The lines from the top of the material below through the line containing "3.12, 3.245, 3.36];" are to be printed exactly, with pictures omitted.
######
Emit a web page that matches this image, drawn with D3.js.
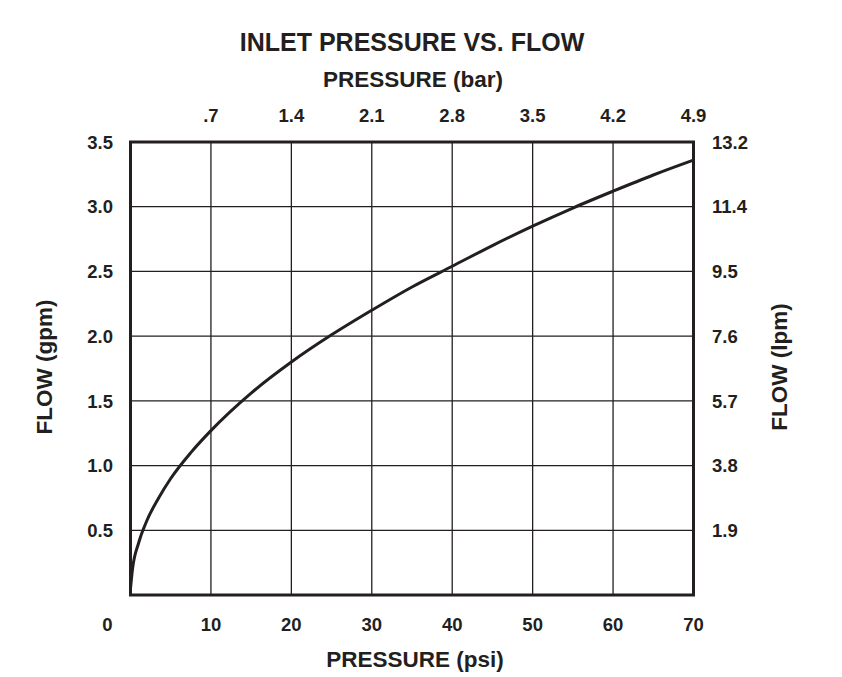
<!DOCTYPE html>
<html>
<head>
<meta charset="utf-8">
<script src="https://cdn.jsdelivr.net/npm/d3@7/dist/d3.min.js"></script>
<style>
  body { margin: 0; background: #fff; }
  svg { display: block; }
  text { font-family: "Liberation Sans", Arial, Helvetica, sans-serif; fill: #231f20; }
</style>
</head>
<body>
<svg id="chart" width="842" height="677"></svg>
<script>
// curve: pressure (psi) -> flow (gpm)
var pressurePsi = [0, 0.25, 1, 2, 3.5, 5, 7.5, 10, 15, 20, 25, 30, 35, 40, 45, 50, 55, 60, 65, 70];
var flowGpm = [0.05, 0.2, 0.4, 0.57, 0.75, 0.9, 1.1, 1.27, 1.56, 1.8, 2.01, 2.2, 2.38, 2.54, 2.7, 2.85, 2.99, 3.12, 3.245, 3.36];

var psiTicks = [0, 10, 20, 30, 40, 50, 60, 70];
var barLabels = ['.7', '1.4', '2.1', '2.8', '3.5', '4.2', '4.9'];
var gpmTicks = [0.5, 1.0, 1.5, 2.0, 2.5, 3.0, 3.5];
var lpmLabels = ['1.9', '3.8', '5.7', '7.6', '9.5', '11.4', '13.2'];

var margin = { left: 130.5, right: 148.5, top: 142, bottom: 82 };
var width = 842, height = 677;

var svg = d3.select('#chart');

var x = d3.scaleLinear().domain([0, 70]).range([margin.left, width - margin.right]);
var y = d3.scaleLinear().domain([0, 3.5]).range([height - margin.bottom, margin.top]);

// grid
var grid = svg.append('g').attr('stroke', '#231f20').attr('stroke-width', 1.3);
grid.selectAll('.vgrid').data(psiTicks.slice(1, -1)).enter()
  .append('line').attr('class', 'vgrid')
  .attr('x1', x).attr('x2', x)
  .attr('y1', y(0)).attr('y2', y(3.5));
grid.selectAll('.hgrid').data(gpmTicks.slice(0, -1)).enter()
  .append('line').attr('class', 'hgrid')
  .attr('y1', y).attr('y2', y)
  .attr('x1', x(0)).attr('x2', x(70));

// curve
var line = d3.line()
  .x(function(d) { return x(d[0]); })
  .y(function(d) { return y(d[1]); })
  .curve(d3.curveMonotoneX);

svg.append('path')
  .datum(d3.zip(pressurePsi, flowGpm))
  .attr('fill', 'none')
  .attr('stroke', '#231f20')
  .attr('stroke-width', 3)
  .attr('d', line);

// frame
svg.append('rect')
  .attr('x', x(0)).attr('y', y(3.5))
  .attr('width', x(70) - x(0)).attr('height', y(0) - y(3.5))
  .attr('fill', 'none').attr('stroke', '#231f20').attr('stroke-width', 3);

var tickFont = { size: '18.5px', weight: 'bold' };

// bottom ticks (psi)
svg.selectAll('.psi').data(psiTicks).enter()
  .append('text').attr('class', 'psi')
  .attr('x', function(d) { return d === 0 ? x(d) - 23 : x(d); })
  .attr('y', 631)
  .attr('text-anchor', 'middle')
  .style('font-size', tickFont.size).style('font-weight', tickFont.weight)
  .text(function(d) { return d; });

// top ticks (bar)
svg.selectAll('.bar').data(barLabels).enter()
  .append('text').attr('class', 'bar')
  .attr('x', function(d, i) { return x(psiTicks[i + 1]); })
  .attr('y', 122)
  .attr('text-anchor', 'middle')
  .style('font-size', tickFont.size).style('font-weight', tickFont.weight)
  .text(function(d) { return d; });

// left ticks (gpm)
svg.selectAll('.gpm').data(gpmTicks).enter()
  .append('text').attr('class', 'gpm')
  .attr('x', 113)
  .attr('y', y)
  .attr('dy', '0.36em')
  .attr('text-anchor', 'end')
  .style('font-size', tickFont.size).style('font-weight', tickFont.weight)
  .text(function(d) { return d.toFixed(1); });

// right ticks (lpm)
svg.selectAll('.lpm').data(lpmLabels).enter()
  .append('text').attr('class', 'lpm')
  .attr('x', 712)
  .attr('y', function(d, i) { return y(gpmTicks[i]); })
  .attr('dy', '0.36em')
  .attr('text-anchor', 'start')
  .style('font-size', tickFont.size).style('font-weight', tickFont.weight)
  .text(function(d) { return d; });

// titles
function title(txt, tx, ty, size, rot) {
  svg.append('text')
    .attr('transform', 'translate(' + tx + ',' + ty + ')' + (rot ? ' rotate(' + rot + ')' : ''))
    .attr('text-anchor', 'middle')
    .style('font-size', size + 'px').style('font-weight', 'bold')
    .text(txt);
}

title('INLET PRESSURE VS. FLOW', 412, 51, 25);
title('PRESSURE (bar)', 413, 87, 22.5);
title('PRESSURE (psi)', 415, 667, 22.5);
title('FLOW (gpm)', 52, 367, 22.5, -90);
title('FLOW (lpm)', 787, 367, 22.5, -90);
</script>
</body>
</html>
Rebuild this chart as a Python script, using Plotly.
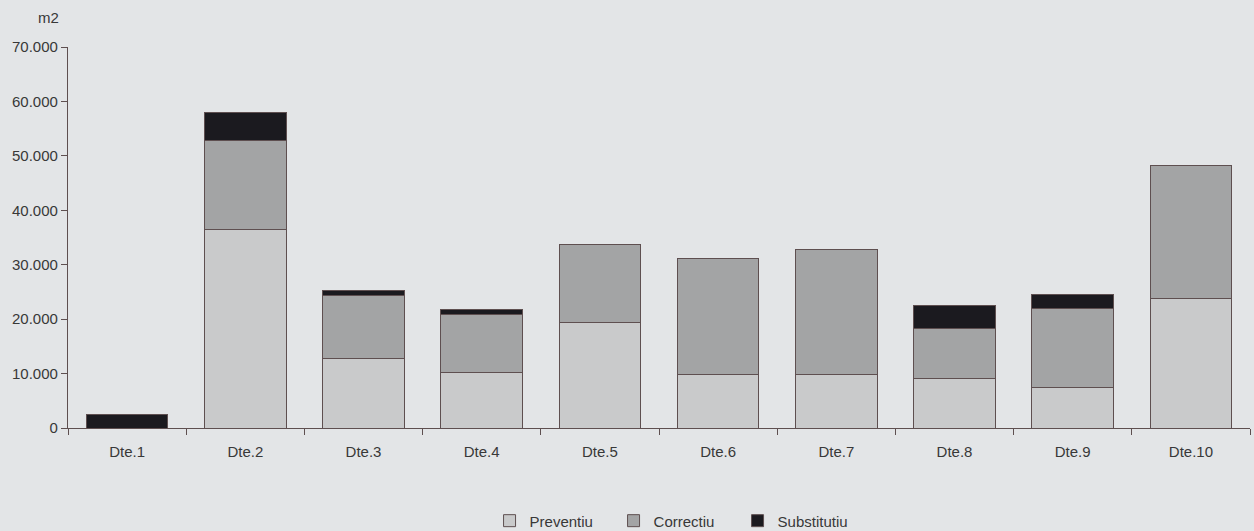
######
Expected answer:
Emit a web page that matches this image, drawn with D3.js.
<!DOCTYPE html>
<html>
<head>
<meta charset="utf-8">
<script src="https://cdn.jsdelivr.net/npm/d3@7/dist/d3.min.js"></script>
<style>
  body { margin: 0; background: #fff; }
  svg { display: block; }
  text { font-family: "Liberation Sans", Arial, Helvetica, sans-serif; fill: #231f20; }
</style>
</head>
<body>
<svg id="chart" width="842" height="677"></svg>
<script>
// curve: pressure (psi) -> flow (gpm)
var pressurePsi = [0, 0.25, 1, 2, 3.5, 5, 7.5, 10, 15, 20, 25, 30, 35, 40, 45, 50, 55, 60, 65, 70];
var flowGpm = [0.05, 0.2, 0.4, 0.57, 0.75, 0.9, 1.1, 1.27, 1.56, 1.8, 2.01, 2.2, 2.38, 2.54, 2.7, 2.85, 2.99, 3.12, 3.245, 3.36];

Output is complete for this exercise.